The Most Massive "Welfare" Program in History?


The above chart shows a disturbing reality: a huge amount of societal wealth is sitting idle at the Fed, and has recently increased to record amounts. In my view, this fact is the result of the most massive welfare program in history--corporate welfare--for financial elites.

The Fed essentially purchased a wide variety of assets and paid for them by increasing bank reserves, leading to the above. CNNMoney.com refers to these efforts as the Fed's $2.2 trillion fire hose. Some in Congress want to know precisely the terms of the Fed's transactions and which banks benefited--for both balance sheet transactions and off-balance sheet transactions. Outside of the very general CNNMoney.com analysis it is impossible to know what exactly the Fed has been up to--and those in the mainstream media--like Maria Bartiromo--could not be less interested.

We do know that the Fed has made mass purchases of mortgage backed securities (including "troubled" assets) and Treasury obligations. Since banks hold these securities in huge amounts this not only keeps interest rates down but also pumps up bank capital by inflating asset prices on bank balance sheets. This subsidy is not costless: when the Fed sells the stuff they bought the US taxpayer will be on the hook for losses, as CNNMoney.com recognizes. If the Fed fails to sell the assets it purchased then banks can lend these reserves and through the operation of fractional reserve banking create a wave of inflation.

Another Fed action that helped create these idle reserves was the decision to pay interest on the reserve balances in October of 2008. In the middle of the greatest financial crisis in history, the Fed essentially decided to pay banks not to lend. One economist calls this one of the greatest errors in Fed history. Another calls it "utterly inexplicable."

But the answer lies in political economy not economics. The payment of interest on reserves allowed the Fed to give banks a safe harbor for parking capital at rates significantly higher than short term Treasury obligations. Again this subsidy is not costless. Aside from its contractionary effect, and its immediate cost of above market interest, either the Fed will have to raise the interest rates paid on these reserves at some point in the future or face the risk of inflation. If it raises the interest rate too high all of its operating income could be absorbed and the US taxpayer would have to bailout the Fed.
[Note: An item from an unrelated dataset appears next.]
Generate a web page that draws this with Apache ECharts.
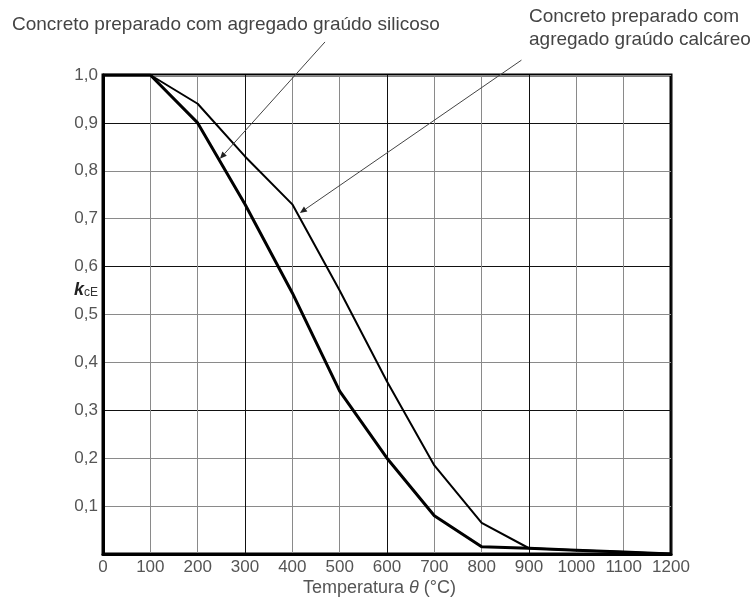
<!DOCTYPE html>
<html>
<head>
<meta charset="utf-8">
<script src="https://cdn.jsdelivr.net/npm/echarts@6/dist/echarts.min.js"></script>
<style>
html,body{margin:0;padding:0;background:#fff;}
#c{width:752px;height:603px;}
</style>
</head>
<body>
<div id="c"></div>
<script>
// Data
var temperatures = [0, 100, 200, 300, 400, 500, 600, 700, 800, 900, 1000, 1100, 1200];
var siliceous   = [1.0, 1.0, 0.90, 0.73, 0.545, 0.34, 0.20, 0.08, 0.015, 0.012, 0.008, 0.004, 0.0];
var calcareous  = [1.0, 1.0, 0.94, 0.83, 0.73, 0.55, 0.36, 0.185, 0.065, 0.012, 0.008, 0.004, 0.0];
var xTicks = [0, 100, 200, 300, 400, 500, 600, 700, 800, 900, 1000, 1100, 1200];
var yTicks = [0, 0.1, 0.2, 0.3, 0.4, 0.5, 0.6, 0.7, 0.8, 0.9, 1.0];
var annSiliceousText = 'Concreto preparado com agregado graúdo silicoso';
var annCalcareousText = 'Concreto preparado com\nagregado graúdo calcáreo';
// arrow tips in data coordinates (temperature, k)
var annSiliceousTip = [247, 0.825];
var annCalcareousTip = [416, 0.712];
var annSiliceousStart = [469, 1.069];
var annCalcareousStart = [884, 1.031];

var chart = echarts.init(document.getElementById('c'));
var font = '"Liberation Sans", Arial, sans-serif';

function pairs(ys){ return temperatures.map(function(t,i){ return [t, ys[i]]; }); }

chart.setOption({
  animation: false,
  backgroundColor: '#fff',
  grid: {left: 103, right: 81, top: 75, bottom: 49, show: true, borderColor: '#000', borderWidth: 3, backgroundColor: 'transparent'},
  xAxis: {
    type: 'value', min: 0, max: 1200, interval: 100,
    axisLine: {show: true, lineStyle: {color: '#000', width: 3}},
    axisTick: {show: false},
    axisLabel: {color: '#555', fontFamily: font, fontSize: 17, margin: 5,
      formatter: function(v){ return String(v); }},
    splitLine: {show: true, lineStyle: {color: ['#111', '#8a8a8a', '#8a8a8a'], width: 1}}
  },
  yAxis: {
    type: 'value', min: 0, max: 1, interval: 0.1,
    axisLine: {show: true, lineStyle: {color: '#000', width: 3}},
    axisTick: {show: false},
    axisLabel: {color: '#555', fontFamily: font, fontSize: 17, margin: 5,
      formatter: function(v){ return v === 0 ? '' : v.toFixed(1).replace('.', ','); }},
    splitLine: {show: true, lineStyle: {color: ['#111', '#8a8a8a', '#8a8a8a'], width: 1}}
  },
  series: [
    {type: 'line', data: pairs(siliceous), symbol: 'none', lineStyle: {color: '#000', width: 3}},
    {type: 'line', data: pairs(calcareous), symbol: 'none', lineStyle: {color: '#000', width: 2}}
  ]
});

function px(p){ return chart.convertToPixel({gridIndex: 0}, p); }
function arrow(start, tip){
  var s = px(start), t = px(tip);
  var ang = Math.atan2(t[1]-s[1], t[0]-s[0]);
  var L = 7, W = 3;
  var bx = t[0] - L*Math.cos(ang), by = t[1] - L*Math.sin(ang);
  var nx = -Math.sin(ang)*W, ny = Math.cos(ang)*W;
  return [
    {type: 'line', shape: {x1: s[0], y1: s[1], x2: bx, y2: by}, style: {stroke: '#444', lineWidth: 1}, z: 100},
    {type: 'polygon', shape: {points: [[t[0], t[1]], [bx+nx, by+ny], [bx-nx, by-ny]]}, style: {fill: '#222'}, z: 100}
  ];
}
var g = [];
g = g.concat(arrow(annSiliceousStart, annSiliceousTip));
g = g.concat(arrow(annCalcareousStart, annCalcareousTip));
g.push({type: 'text', left: 12, top: 15, style: {text: annSiliceousText, font: '19px ' + font, fill: '#444'}, z: 100});
g.push({type: 'text', left: 529, top: 5, style: {text: annCalcareousText, font: '19px ' + font, fill: '#444', lineHeight: 23}, z: 100});
g.push({type: 'text', left: 74, top: 281, style: {rich: {k: {font: 'italic bold 18px ' + font, fill: '#222'}, s: {font: '12px ' + font, fill: '#333', padding: [5,0,0,0]}}, text: '{k|k}{s|cE}'}, z: 100});
g.push({type: 'text', left: 303, top: 579, style: {rich: {n: {font: '18px ' + font, fill: '#555'}, t: {font: 'italic 18px ' + font, fill: '#555'}}, text: '{n|Temperatura }{t|θ}{n| (°C)}'}, z: 100});
chart.setOption({graphic: g});
</script>
</body>
</html>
As economist William Gavin states:

"It is relatively easy to imagine situations in which the interest cost paid on reserves would absorb most or all of the Fed’s income. Such conditions might include an inverted yield curve, reduced income from the GSEs, and/or a rising portfolio of nonperforming assets from bank rescue operations."
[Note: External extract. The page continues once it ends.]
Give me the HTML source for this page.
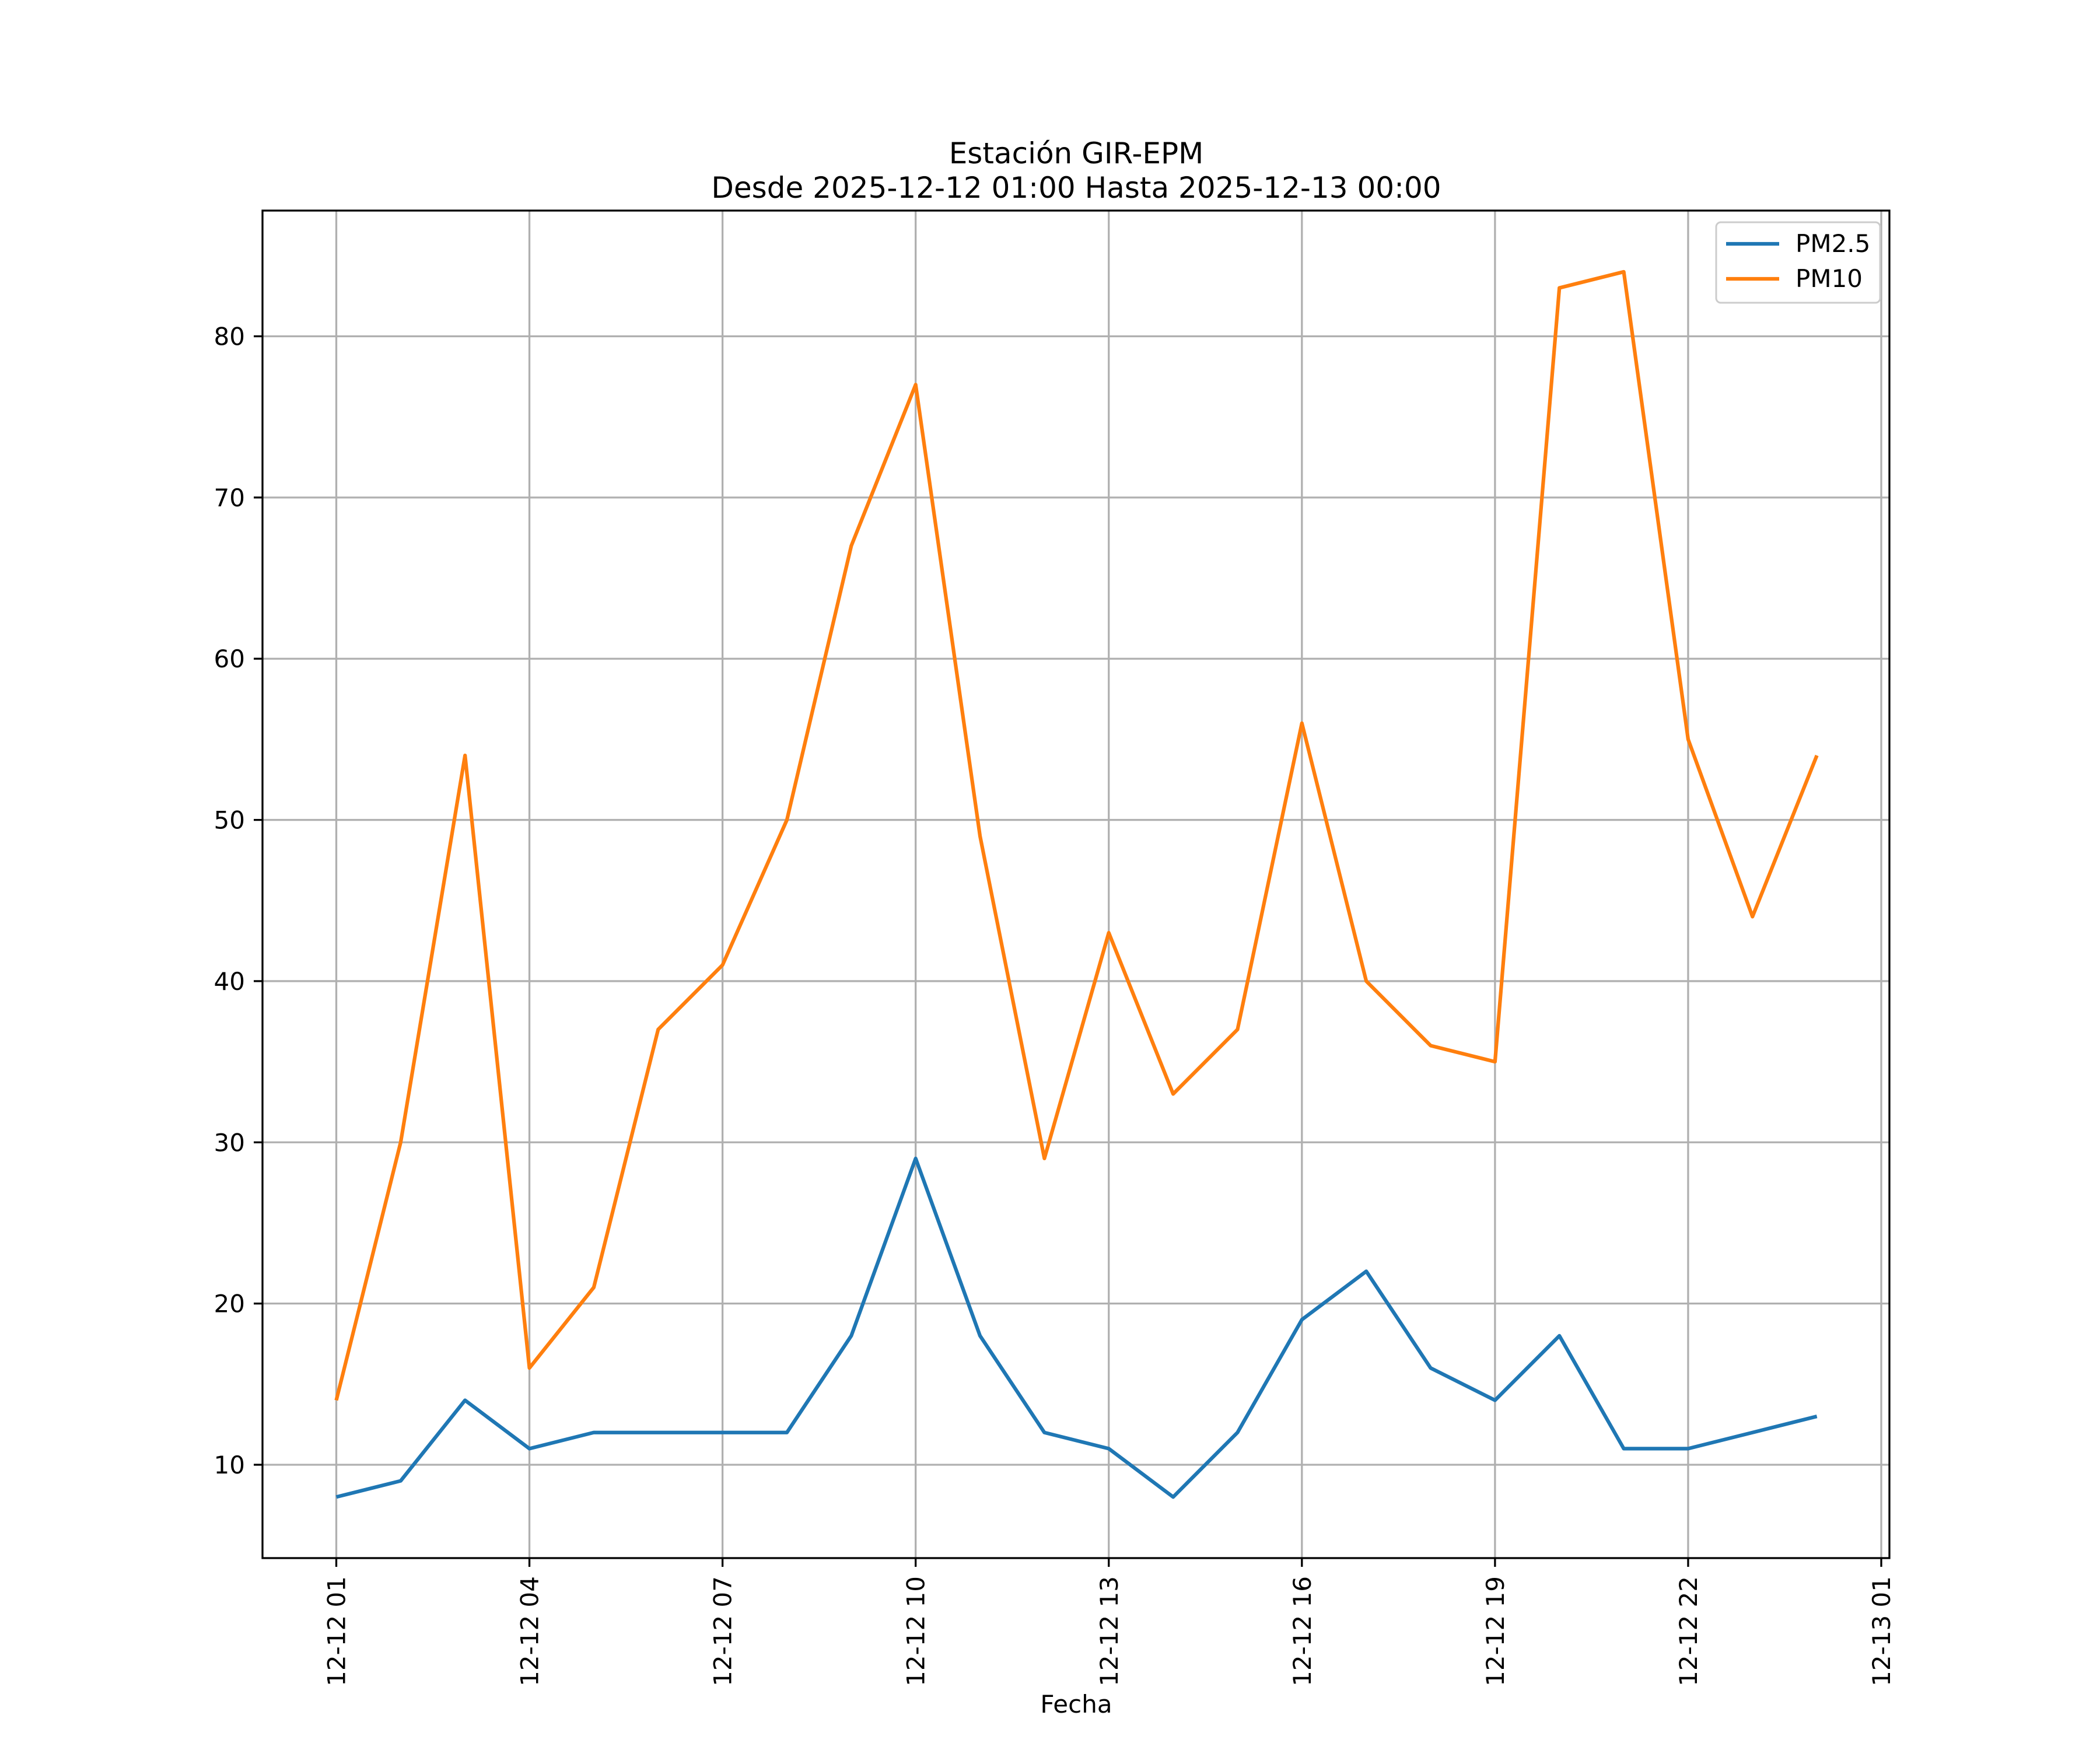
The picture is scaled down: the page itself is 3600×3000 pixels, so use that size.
<!DOCTYPE html>
<html><head><meta charset="utf-8"><style>
html,body{margin:0;padding:0;background:#fff}
svg{display:block;font-family:"DejaVu Sans","Liberation Sans",sans-serif}
</style></head><body>
<svg id="chart" width="3600" height="3000" viewBox="0 0 3600 3000">
<rect width="3600" height="3000" fill="#fff"/>
<g id="grid"></g>
<g id="series"></g>
<rect x="450" y="361" width="2789" height="2310" fill="none" stroke="#000" stroke-width="3.3"/>
<g id="axes"></g>
<text x="1845" y="280" font-size="50" text-anchor="middle">Estación GIR-EPM</text>
<text x="1845" y="339" font-size="50" text-anchor="middle">Desde 2025-12-12 01:00 Hasta 2025-12-13 00:00</text>
<text x="1845" y="2936" font-size="42" text-anchor="middle">Fecha</text>
<g>
<rect x="2942" y="381" width="281" height="138" rx="8" fill="#fff" fill-opacity="0.8" stroke="#ccc" stroke-width="3"/>
<line x1="2959" y1="418" x2="3050" y2="418" stroke="#1f77b4" stroke-width="6.25"/>
<text x="3078" y="432" font-size="42">PM2.5</text>
<line x1="2959" y1="478" x2="3050" y2="478" stroke="#ff7f0e" stroke-width="6.25"/>
<text x="3078" y="492" font-size="42">PM10</text>
</g>
</svg>
<script>
const hours=[1,2,3,4,5,6,7,8,9,10,11,12,13,14,15,16,17,18,19,20,21,22,23,24];
const pm25=[8,9,14,11,12,12,12,12,18,29,18,12,11,8,12,19,22,16,14,18,11,11,12,13];
const pm10=[14,30,54,16,21,37,41,50,67,77,49,29,43,33,37,56,40,36,35,83,84,55,44,54];
const yTicks=[10,20,30,40,50,60,70,80];
const xTickHours=[1,4,7,10,13,16,19,22,25];
const xTickLabels=["12-12 01","12-12 04","12-12 07","12-12 10","12-12 13","12-12 16","12-12 19","12-12 22","12-13 01"];
const NS="http://www.w3.org/2000/svg";
const L=450,R=3239,T=361,B=2671;
const X=h=>576.5+(h-1)*(3225-576.5)/24;
const Y=v=>2511-(v-10)*(2511-576.5)/70;
function mk(tag,attrs,parent){const e=document.createElementNS(NS,tag);for(const k in attrs)e.setAttribute(k,attrs[k]);parent.appendChild(e);return e;}
const grid=document.getElementById('grid'),axes=document.getElementById('axes'),series=document.getElementById('series');
yTicks.forEach(v=>{
 const g=mk('line',{x1:L,x2:R,y1:Y(v),y2:Y(v),stroke:'#b0b0b0','stroke-width':3.3},grid);
 
 
 const t=mk('line',{x1:L-15,x2:L,y1:Y(v),y2:Y(v),stroke:'#000','stroke-width':3.3},axes);
 
 
 const l=mk('text',{x:L-30,y:Y(v)+15,'font-size':42,'text-anchor':'end'},axes);
 l.textContent=v;
 
 
});
xTickHours.forEach((h,i)=>{
 const x=X(h);
 const g=mk('line',{x1:x,x2:x,y1:T,y2:B,stroke:'#b0b0b0','stroke-width':3.3},grid);
 
 
 const t=mk('line',{x1:x,x2:x,y1:B,y2:B+15,stroke:'#000','stroke-width':3.3},axes);
 
 
 const l=mk('text',{x:0,y:0,'font-size':42,'text-anchor':'end',transform:`translate(${x+15},${B+31}) rotate(-90)`},axes);
 l.textContent=xTickLabels[i];
 
 
});
[[pm25,'#1f77b4','pm25-line'],[pm10,'#ff7f0e','pm10-line']].forEach(([d,c,n])=>{
 const p=mk('polyline',{points:d.map((v,i)=>X(hours[i])+','+Y(v)).join(' '),fill:'none',stroke:c,'stroke-width':6.25,'stroke-linejoin':'round'},series);
 
 
});
</script>
</body></html>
A bailout of the Fed is hardly unthinkable. Over the last year the Treasury has issued debt to pump $560 billion into the Fed pursuant to its "Supplementary Financing Program."

It will be years before all of this unwinds and we know the true costs of this stealth Fed bailout. But, it is a huge and unprecedented amount. We have pumped up asset values, limited loss exposures, and pumped up income, to keep the big banks afloat. Long term incentives have been destroyed. This is on top of the $700 billion TARP bailout that Congress (barely) passed.

All of this has been done with limited Congressional approval and limited public disclosure. It has also been broadly bi-partisan. The effort to audit these activities is the least Congress should do.

The central point is this: those concerned about federal spending need to recognize that the relatively trifling amount spent on "welfare" for real people has been dwarfed by welfare for the banks, which will ultimately amount to trillions not billions in expenditures. And, it may well be impossible for the Fed to avoid a torrent of inflation down the road, depending on the cost of keeping these reserves idle.

The bi-partisan decision to bailout the banks will be the key turning point in American economic history.